Incorporating puppetry, music and an outlandish and versatile set design comprising a mountain of wardrobes, the production amounts to what Hunter says is "as far from naturalism as you can get". It may still be in its infancy, but NTW has gained a reputation for thinking big, and here it seems The Dark Philosophers is no exception.
Over the past year McGrath’s theatre has turned heads by bringing Greek tragedy to an MOD firing range, choral music to a Swansea library and en-masse “outdoor gaming” to the beaches of North Wales. That’s not to mention Michael Sheen’s participatory Easter epic The Passion, which dominated both the town of Port Talbot and the arts press headlines throughout its 72-hour running time.

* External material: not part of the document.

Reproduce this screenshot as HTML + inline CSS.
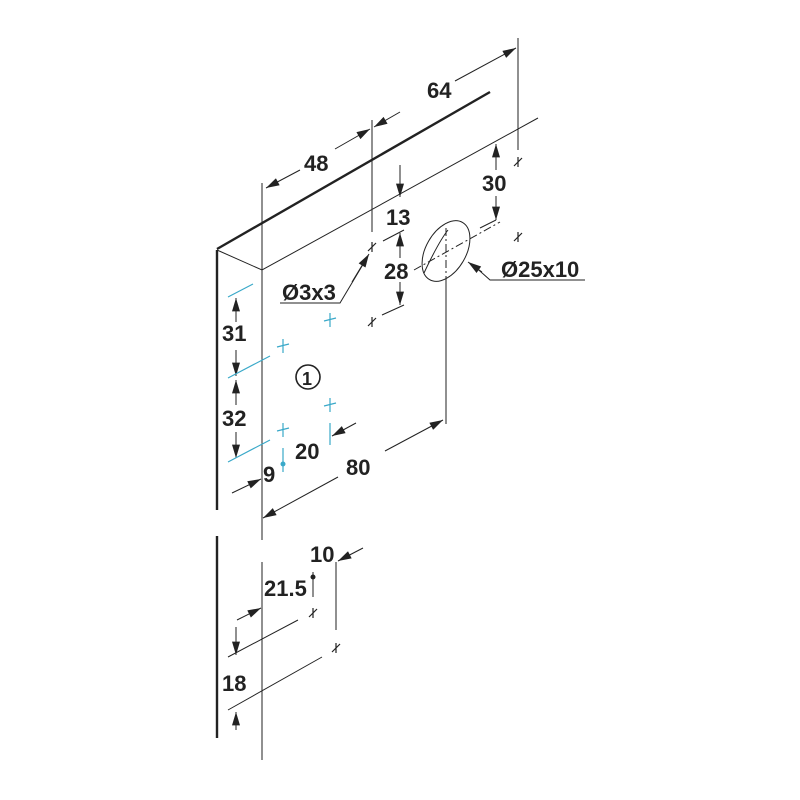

After August, NTW joins forces with James for its first musical, The Village Social. Staged in Welsh village halls, the play will marry James’s formidable musical talent to McGrath’s sense of place, kicking off an equally impressive second season that will see NTW expand its international horizons as it incorporates influences and collaborators from Japan, Argentina, Somalia and Kosovo.
But before that, this summer's British Council showcase will offer the country’s twin national theatres a chance to show international audiences just what their own country has to give. With a fresh side of Welsh urban life thrown open and a literary genius welcomed back into the canon, 2011 could well be remembered as the year Wales arrived on the world stage.